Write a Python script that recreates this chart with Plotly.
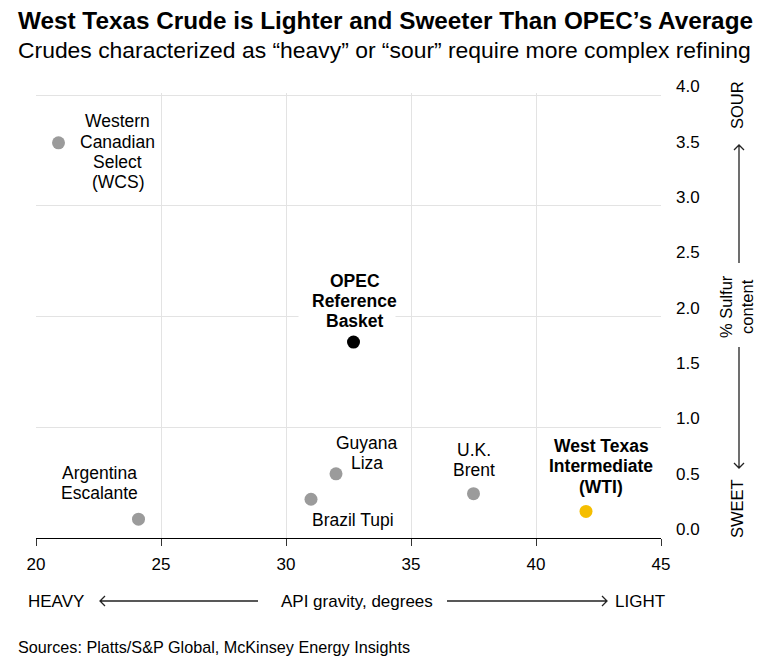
---
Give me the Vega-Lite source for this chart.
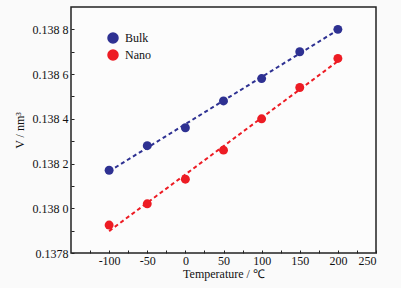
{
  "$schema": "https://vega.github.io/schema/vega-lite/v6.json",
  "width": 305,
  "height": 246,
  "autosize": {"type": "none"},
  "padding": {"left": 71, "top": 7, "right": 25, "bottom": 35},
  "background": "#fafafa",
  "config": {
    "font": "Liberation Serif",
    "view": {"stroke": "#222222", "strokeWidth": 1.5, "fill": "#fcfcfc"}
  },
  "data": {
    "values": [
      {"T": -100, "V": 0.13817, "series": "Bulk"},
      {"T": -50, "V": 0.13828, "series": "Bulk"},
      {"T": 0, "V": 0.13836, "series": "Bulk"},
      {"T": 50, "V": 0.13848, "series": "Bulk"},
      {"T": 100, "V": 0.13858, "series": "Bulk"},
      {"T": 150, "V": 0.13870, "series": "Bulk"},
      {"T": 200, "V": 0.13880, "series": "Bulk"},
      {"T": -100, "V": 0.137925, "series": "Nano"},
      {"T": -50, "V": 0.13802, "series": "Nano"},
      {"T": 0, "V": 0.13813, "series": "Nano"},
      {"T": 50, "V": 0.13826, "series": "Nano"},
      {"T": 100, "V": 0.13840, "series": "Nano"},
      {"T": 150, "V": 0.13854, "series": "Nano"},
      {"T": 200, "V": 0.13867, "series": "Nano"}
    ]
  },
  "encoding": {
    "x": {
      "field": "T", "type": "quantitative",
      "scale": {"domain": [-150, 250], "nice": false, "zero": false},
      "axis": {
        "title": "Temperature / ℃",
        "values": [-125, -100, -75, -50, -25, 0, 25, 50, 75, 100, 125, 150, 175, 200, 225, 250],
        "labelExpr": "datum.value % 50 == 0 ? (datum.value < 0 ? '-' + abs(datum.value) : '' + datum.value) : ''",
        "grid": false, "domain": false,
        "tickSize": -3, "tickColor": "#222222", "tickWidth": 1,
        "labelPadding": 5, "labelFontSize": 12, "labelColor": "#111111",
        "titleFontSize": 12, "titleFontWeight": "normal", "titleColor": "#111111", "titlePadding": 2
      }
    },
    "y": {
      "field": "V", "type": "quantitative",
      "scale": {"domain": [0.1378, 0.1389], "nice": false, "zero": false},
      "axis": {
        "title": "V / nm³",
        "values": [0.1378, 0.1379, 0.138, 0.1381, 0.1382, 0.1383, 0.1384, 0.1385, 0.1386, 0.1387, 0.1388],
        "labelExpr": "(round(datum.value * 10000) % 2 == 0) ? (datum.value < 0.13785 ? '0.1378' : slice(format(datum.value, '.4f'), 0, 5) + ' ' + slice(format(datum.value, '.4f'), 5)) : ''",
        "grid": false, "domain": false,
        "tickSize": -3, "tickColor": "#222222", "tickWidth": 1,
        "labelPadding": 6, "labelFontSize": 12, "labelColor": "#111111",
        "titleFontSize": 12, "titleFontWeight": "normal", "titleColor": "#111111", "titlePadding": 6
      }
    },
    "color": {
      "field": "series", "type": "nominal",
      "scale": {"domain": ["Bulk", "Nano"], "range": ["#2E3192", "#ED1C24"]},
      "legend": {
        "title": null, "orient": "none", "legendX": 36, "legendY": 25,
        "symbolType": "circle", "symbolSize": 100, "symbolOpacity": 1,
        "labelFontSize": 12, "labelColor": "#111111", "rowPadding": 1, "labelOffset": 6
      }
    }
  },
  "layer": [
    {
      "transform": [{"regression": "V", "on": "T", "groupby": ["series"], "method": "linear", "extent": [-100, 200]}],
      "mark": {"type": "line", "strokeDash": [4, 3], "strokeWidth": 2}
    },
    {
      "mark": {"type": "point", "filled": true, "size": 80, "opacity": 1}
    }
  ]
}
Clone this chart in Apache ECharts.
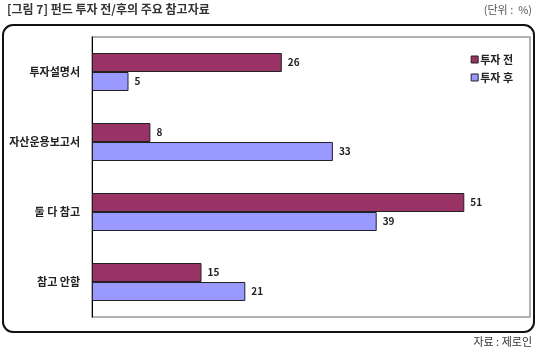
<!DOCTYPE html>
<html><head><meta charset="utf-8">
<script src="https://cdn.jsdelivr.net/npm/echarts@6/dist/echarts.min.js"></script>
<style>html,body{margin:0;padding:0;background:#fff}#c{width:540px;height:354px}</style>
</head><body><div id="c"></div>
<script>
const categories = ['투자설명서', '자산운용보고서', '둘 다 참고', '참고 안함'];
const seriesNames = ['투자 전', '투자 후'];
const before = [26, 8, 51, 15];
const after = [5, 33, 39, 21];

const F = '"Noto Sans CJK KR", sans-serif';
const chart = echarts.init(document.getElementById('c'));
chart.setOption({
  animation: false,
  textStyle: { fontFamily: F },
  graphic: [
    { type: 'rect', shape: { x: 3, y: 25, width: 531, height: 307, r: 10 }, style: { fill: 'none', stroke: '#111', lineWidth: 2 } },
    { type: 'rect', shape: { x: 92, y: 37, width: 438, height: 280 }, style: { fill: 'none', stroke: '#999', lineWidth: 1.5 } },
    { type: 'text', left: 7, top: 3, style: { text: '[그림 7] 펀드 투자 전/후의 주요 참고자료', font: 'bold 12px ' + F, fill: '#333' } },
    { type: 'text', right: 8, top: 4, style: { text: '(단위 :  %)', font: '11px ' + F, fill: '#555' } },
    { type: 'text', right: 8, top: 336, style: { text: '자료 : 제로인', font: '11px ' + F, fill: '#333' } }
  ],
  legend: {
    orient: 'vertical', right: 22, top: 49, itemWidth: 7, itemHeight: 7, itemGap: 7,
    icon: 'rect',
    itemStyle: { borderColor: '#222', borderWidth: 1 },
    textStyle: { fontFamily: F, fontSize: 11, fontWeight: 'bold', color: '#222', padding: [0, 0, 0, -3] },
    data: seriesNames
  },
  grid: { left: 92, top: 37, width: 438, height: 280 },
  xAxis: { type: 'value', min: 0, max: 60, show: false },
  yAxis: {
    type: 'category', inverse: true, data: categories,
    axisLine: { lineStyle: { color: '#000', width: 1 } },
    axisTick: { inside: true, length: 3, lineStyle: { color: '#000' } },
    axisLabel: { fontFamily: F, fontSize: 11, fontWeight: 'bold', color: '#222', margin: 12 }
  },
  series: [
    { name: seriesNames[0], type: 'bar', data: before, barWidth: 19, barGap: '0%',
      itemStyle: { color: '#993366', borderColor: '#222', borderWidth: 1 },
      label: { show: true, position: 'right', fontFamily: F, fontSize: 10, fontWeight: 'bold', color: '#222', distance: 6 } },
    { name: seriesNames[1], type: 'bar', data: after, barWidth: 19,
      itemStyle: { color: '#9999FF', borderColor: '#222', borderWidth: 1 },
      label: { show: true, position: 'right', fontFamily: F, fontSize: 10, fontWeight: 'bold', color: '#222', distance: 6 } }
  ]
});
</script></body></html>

| Goal |
Which lines above contain the word "script"? Copy each of them.

| Worked answer |
Write a Python script that recreates this chart with Plotly.
<script src="https://cdn.jsdelivr.net/npm/echarts@6/dist/echarts.min.js"></script>
<script>
</script></body></html>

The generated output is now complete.